== Given information

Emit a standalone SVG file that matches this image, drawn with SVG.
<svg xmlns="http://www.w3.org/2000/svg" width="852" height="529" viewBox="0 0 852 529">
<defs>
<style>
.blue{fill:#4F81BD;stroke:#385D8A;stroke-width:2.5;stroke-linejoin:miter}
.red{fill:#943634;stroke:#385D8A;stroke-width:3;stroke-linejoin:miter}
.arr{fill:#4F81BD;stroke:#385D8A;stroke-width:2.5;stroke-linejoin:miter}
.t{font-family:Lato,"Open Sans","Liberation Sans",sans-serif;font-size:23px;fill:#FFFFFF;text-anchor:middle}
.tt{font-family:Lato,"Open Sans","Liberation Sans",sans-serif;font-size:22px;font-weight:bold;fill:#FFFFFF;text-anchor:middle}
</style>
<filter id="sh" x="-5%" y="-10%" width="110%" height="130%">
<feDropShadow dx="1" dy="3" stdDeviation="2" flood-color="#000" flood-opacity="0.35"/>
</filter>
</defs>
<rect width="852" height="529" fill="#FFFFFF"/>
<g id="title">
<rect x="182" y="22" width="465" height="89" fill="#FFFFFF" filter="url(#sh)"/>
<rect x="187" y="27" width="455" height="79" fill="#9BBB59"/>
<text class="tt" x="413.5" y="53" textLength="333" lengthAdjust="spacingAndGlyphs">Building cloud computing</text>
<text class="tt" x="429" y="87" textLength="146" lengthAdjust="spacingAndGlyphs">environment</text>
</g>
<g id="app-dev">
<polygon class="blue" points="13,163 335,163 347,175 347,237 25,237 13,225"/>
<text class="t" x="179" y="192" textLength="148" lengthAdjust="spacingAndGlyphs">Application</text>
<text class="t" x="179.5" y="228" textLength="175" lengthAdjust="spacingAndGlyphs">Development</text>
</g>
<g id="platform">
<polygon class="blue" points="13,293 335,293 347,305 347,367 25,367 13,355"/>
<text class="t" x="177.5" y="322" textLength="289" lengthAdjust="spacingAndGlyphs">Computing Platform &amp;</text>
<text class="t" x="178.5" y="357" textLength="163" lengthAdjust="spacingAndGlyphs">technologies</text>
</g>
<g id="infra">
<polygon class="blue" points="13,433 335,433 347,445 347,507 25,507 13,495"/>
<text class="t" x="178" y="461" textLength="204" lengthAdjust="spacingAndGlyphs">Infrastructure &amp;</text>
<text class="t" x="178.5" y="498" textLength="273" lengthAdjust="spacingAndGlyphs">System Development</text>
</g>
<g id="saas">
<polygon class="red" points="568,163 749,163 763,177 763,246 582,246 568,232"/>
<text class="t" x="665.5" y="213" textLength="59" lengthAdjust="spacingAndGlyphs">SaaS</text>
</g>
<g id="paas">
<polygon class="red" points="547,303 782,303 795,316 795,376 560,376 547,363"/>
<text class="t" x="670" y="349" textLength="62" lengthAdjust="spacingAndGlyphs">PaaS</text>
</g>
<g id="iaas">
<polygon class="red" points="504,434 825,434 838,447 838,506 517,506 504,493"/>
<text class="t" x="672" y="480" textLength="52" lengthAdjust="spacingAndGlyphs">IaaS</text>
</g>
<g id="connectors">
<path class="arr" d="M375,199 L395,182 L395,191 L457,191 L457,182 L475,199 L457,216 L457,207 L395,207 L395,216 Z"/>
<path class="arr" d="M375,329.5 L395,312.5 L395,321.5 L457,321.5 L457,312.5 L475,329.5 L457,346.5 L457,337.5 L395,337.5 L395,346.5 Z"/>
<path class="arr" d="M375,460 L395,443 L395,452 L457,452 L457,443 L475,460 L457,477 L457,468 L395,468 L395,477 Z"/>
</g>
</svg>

====

- [Aim of the task] Reproduce the data, keeping every line exactly the same.

- [Reply to the task]
Emit a standalone SVG file that matches this image, drawn with SVG.
<svg xmlns="http://www.w3.org/2000/svg" width="852" height="529" viewBox="0 0 852 529">
<defs>
<style>
.blue{fill:#4F81BD;stroke:#385D8A;stroke-width:2.5;stroke-linejoin:miter}
.red{fill:#943634;stroke:#385D8A;stroke-width:3;stroke-linejoin:miter}
.arr{fill:#4F81BD;stroke:#385D8A;stroke-width:2.5;stroke-linejoin:miter}
.t{font-family:Lato,"Open Sans","Liberation Sans",sans-serif;font-size:23px;fill:#FFFFFF;text-anchor:middle}
.tt{font-family:Lato,"Open Sans","Liberation Sans",sans-serif;font-size:22px;font-weight:bold;fill:#FFFFFF;text-anchor:middle}
</style>
<filter id="sh" x="-5%" y="-10%" width="110%" height="130%">
<feDropShadow dx="1" dy="3" stdDeviation="2" flood-color="#000" flood-opacity="0.35"/>
</filter>
</defs>
<rect width="852" height="529" fill="#FFFFFF"/>
<g id="title">
<rect x="182" y="22" width="465" height="89" fill="#FFFFFF" filter="url(#sh)"/>
<rect x="187" y="27" width="455" height="79" fill="#9BBB59"/>
<text class="tt" x="413.5" y="53" textLength="333" lengthAdjust="spacingAndGlyphs">Building cloud computing</text>
<text class="tt" x="429" y="87" textLength="146" lengthAdjust="spacingAndGlyphs">environment</text>
</g>
<g id="app-dev">
<polygon class="blue" points="13,163 335,163 347,175 347,237 25,237 13,225"/>
<text class="t" x="179" y="192" textLength="148" lengthAdjust="spacingAndGlyphs">Application</text>
<text class="t" x="179.5" y="228" textLength="175" lengthAdjust="spacingAndGlyphs">Development</text>
</g>
<g id="platform">
<polygon class="blue" points="13,293 335,293 347,305 347,367 25,367 13,355"/>
<text class="t" x="177.5" y="322" textLength="289" lengthAdjust="spacingAndGlyphs">Computing Platform &amp;</text>
<text class="t" x="178.5" y="357" textLength="163" lengthAdjust="spacingAndGlyphs">technologies</text>
</g>
<g id="infra">
<polygon class="blue" points="13,433 335,433 347,445 347,507 25,507 13,495"/>
<text class="t" x="178" y="461" textLength="204" lengthAdjust="spacingAndGlyphs">Infrastructure &amp;</text>
<text class="t" x="178.5" y="498" textLength="273" lengthAdjust="spacingAndGlyphs">System Development</text>
</g>
<g id="saas">
<polygon class="red" points="568,163 749,163 763,177 763,246 582,246 568,232"/>
<text class="t" x="665.5" y="213" textLength="59" lengthAdjust="spacingAndGlyphs">SaaS</text>
</g>
<g id="paas">
<polygon class="red" points="547,303 782,303 795,316 795,376 560,376 547,363"/>
<text class="t" x="670" y="349" textLength="62" lengthAdjust="spacingAndGlyphs">PaaS</text>
</g>
<g id="iaas">
<polygon class="red" points="504,434 825,434 838,447 838,506 517,506 504,493"/>
<text class="t" x="672" y="480" textLength="52" lengthAdjust="spacingAndGlyphs">IaaS</text>
</g>
<g id="connectors">
<path class="arr" d="M375,199 L395,182 L395,191 L457,191 L457,182 L475,199 L457,216 L457,207 L395,207 L395,216 Z"/>
<path class="arr" d="M375,329.5 L395,312.5 L395,321.5 L457,321.5 L457,312.5 L475,329.5 L457,346.5 L457,337.5 L395,337.5 L395,346.5 Z"/>
<path class="arr" d="M375,460 L395,443 L395,452 L457,452 L457,443 L475,460 L457,477 L457,468 L395,468 L395,477 Z"/>
</g>
</svg>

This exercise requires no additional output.